Are there different ways to accomplish this trust? Absolutely.
Some are dictators because their personality tends towards that. It can work if the players know and trust the direction the coach decides on. Teams can be democracies, if the coach is more of a middle ground guy. Programs can even be loose and border on being out of control. Sometimes that can work too. The important thing is finding an approach that allows the coach to be real, and to earn the trust of the players. After that, the rest of the stuff falls in line with a lot more ease.
Now it may seem a little unfair so far because I have only talked about the coach earning the trust of the players, and not the other way around, but coach-player trust isn’t exactly a two-way street, and it probably shouldn’t be. Coaches are responsible to lead the team. They need to know who is on their team, not only in terms of ages and maturity levels, but also personalities. They need to manage this group of individuals, and help them move forward. Oftentimes, coaches need to teach players how to be trustworthy in the first place, because that is part of growing up.
I was not a trustworthy athlete in high school or college, and yet I was selected as a captain by my peers on both teams. I made more good decisions than bad, but I was far from perfect. My coaches could trust that I was working out, that I cared about lacrosse, and that I was generally doing the right stuff. But that’s about where it stops. Simply put, my coaches could not trust me the way I had to trust them. When I was spouting off during a game we were losing my coach told me to “shut the %&#@ up”, and I needed to hear that right then. Does the fact that I was a young man have anything to do with that? Yes, it has everything to do with that. But I trusted him, and it made me a better person, because I then realized my own negativity was making things worse for everyone else.
High school and college athletes are, for the most part, not trustworthy… at least not yet. And that is totally ok and to expected. Great coaches are the ones who recognize this, and give kids the opportunities to learn how to build trust up over time. If the player truly trusts the coach, this can happen, and by the time they are upperclassmen, the players may be ready to take on a leadership role for the team by being a captain or just doing the right things.
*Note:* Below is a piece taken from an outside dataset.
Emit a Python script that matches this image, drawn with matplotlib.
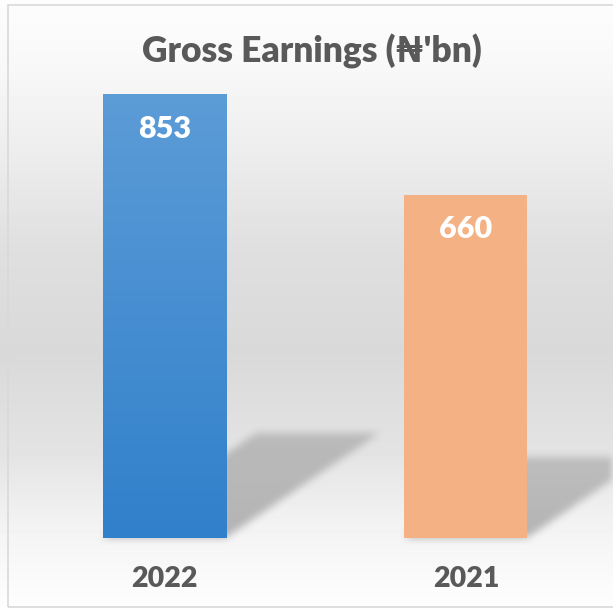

Even kids who come from high character high school programs need to continue their growth in college. A friend and teammate of mine, someone whose character I respect greatly, got kicked out of practice once for something relatively small. It was a bad look or a scoff, and that was rare for this friend of mine, but all the same he got booted. And even though he was a hard-working, trustworthy kid, I think the experience was still good for him. In the end, he came back the next day and ended up playing a big part and contributing even more to the team’s success. Our coach didn’t trust us fully, which was smart, but we trusted him, because he had earned it.
At the end of the day, a great coach is defined by the relationships he is able to cultivate with his players. Sometimes those relationships are more like friendships, other times they are more dictatorial. As long as the player trusts the coach’s judgement, and the coach recognizes how to get the most out of his roster of players while helping them grow, success will come and the details will become that much easier to nail down.